The plan which had been prepared by the grand committee, and which adjusted the relations between the executive and the Senate respecting appointments and treaties, had left no body in the government so likely to be free from intimate relations with the President, and at the same time so capable of being made the instrument of an election, as the House of Representatives. By the fundamental principle on which that body had been agreed to be organized,—in direct contrast to the basis of the Senate,—its members were the representatives of the people inhabiting the several States, and in the business of legislation a majority of their votes was to express the will of a majority of the people of the United States. But the representatives were to be chosen in the separate States; and nothing was more easy, therefore, than to provide that, in any other function, they should act as the agents of their States, making the States themselves the real parties to the act, without doing any violence to the principle on which they were assembled for the purposes of legislation. Accordingly, as soon as a transfer of the ultimate election from the Senate to the House of Representatives was proposed, the method of voting by States was adopted, with only a single dissent.[327] The establishment of two thirds as a quorum of the States for this purpose, and the provision that a majority of all the States should be necessary to a choice, followed naturally as the proper safeguards against corruption, and were adopted unanimously.
The principal office of the executive department was thus provided for; but the ultimate choice of the Vice-President remained to be regulated. This office was unknown to the draft of the Constitution prepared by the committee of detail, and was suggested only when the mode of organizing the executive, and of providing for some of the separate functions of the Senate, came to be closely considered together. We are to look for its purposes, therefore, in the provisions specially devised for the settlement of these relations. In the first place, it was apparent that the executive would be a branch of the government that ought never to be vacant.
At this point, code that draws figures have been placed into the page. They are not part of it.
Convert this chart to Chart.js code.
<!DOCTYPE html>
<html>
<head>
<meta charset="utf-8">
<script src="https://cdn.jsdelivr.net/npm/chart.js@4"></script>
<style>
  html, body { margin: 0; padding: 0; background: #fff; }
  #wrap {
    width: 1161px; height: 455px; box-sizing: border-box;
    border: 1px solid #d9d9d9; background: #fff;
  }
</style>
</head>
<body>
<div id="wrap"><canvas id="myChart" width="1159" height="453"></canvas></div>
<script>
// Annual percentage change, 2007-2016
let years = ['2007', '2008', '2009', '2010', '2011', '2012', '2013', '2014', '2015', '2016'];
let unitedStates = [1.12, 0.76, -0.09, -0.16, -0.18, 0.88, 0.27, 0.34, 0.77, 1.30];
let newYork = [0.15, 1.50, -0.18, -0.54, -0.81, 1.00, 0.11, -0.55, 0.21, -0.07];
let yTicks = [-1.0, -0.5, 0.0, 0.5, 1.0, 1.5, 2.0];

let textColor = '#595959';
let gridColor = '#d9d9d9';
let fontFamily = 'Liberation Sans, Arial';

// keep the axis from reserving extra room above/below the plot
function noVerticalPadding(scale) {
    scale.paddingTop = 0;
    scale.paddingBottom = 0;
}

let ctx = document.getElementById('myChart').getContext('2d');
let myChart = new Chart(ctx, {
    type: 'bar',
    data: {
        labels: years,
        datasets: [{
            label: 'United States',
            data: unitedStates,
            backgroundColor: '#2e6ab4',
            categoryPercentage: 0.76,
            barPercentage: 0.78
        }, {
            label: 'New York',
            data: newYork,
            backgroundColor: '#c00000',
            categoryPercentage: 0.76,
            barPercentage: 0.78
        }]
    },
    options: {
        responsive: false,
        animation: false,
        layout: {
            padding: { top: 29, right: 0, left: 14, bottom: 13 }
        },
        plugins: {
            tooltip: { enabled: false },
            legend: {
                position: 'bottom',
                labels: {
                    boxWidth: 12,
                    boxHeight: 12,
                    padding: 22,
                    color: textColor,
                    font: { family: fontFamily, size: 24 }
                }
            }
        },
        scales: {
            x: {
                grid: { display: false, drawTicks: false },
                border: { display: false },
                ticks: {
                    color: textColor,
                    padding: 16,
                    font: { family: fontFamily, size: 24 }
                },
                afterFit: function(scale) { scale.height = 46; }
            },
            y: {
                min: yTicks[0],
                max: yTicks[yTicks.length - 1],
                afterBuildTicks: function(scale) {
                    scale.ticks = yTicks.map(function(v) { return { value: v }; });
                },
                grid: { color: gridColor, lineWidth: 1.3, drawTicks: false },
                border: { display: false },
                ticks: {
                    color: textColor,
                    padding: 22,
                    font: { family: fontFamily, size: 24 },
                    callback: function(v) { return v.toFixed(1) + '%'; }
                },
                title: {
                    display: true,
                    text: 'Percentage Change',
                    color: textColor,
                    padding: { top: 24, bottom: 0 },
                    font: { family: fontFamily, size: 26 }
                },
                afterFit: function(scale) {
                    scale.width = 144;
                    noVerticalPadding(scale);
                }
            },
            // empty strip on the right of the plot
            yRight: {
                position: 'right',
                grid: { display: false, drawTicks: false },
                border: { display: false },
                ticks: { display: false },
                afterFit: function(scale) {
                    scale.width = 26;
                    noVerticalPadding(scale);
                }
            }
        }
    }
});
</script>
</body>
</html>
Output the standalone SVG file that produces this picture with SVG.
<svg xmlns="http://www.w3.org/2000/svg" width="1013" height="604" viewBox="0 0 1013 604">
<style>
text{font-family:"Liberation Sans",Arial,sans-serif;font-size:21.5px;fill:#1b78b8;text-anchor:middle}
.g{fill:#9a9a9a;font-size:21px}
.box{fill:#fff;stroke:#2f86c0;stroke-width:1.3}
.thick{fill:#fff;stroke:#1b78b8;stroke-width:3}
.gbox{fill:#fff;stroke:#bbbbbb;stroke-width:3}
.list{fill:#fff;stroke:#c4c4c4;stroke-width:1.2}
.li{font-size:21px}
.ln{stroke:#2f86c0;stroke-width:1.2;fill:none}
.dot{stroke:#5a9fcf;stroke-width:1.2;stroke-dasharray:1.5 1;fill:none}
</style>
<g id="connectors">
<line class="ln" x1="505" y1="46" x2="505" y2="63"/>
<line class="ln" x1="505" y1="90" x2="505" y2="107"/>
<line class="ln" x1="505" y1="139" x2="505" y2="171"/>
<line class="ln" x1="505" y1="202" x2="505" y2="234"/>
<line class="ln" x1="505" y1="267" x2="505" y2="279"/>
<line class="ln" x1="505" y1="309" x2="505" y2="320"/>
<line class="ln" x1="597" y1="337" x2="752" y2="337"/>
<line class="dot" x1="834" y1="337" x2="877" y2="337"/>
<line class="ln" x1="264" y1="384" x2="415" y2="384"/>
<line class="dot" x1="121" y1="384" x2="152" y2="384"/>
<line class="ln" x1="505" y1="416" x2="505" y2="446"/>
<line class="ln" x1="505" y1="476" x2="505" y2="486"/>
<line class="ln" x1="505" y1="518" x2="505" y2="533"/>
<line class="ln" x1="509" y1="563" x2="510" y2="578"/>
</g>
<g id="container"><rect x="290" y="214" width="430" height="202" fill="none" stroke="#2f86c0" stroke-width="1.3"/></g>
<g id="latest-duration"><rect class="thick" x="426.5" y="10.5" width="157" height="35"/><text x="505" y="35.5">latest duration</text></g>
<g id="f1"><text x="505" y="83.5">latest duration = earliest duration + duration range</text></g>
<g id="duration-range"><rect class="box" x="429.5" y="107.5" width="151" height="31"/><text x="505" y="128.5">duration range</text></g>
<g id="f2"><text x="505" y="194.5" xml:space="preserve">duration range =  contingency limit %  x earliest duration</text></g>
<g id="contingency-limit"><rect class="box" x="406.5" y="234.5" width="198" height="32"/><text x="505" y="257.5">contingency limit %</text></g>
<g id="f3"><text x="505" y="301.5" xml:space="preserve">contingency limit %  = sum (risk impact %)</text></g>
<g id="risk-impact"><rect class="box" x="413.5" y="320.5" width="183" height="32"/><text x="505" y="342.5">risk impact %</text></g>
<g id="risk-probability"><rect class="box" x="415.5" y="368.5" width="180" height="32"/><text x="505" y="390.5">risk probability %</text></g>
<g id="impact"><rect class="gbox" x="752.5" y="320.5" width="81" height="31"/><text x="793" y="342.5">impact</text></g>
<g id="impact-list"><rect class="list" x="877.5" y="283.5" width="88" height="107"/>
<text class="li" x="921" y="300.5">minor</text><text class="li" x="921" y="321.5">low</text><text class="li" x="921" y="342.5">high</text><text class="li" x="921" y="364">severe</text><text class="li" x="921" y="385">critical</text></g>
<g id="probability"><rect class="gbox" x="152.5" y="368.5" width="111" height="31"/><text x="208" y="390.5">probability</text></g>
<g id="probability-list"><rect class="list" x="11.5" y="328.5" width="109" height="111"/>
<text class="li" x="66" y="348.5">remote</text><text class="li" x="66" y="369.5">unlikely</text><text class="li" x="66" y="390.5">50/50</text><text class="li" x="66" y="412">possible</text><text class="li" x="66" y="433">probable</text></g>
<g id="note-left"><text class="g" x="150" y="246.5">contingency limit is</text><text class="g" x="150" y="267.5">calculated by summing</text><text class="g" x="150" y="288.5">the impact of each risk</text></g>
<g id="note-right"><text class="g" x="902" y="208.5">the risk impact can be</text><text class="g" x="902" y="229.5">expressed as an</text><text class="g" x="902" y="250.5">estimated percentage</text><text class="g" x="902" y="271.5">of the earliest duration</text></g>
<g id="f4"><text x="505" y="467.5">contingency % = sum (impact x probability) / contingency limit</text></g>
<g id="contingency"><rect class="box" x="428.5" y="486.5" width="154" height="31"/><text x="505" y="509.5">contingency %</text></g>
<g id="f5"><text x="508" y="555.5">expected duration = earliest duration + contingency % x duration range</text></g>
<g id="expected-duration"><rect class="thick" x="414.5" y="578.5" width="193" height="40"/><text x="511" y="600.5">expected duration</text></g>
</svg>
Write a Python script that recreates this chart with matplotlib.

The principle which, in hereditary monarchies, on the death of the sovereign, instantly devolves the executive power upon him who stands next in a fixed order of succession, must in some degree be imitated in purely elective governments, if great mischiefs are to be avoided. The difficulty which attends its application to such governments consists not in the nature of the principle itself, but in finding a number of public functionaries who can be placed in a certain order of succession, without creating mere heirs to the succession, for that purpose alone. In hereditary governments, the members of a family, in a designated order, stand as the successive recipients of the executive office; and each of them, until he reaches the throne, may have no other function in the state than that of an heir, near or remote, to the crown, and may, without inconvenience to the public welfare, occupy that position alone. But in elective, and especially in republican governments, the succession must be devolved on some person already filling some other office; for to designate as a successor to the chief magistrate a person who has no public employment, and no other public position than that of an heir apparent, would be attended with many obvious disadvantages, in such a government.
Fortunately, the peculiar construction of the Senate was found to require a presiding officer who should not be a member of the body itself. As each State was to be represented by two delegates, and as it would be important not to withdraw either of them from active participation in the business of the chamber, a presiding officer was needed who would represent neither of the States. By placing the Vice-President of the United States in this position, he would have a place of dignity and importance, would be at all times conversant with the public interests, and might pass to the chief magistracy, on the occurrence of a vacancy, attended with the public confidence and respect. This arrangement was devised by the grand committee, and was adopted with general consent. It contemplated, also, that the Vice-President, as President of the Senate, should have no vote, unless upon questions on which the Senate should be equally divided; and on account of his relation to this branch of the legislature, the ultimate election of the Vice-President, when the electors had failed to appoint him under the rule prescribed, was retained in the hands of the Senate.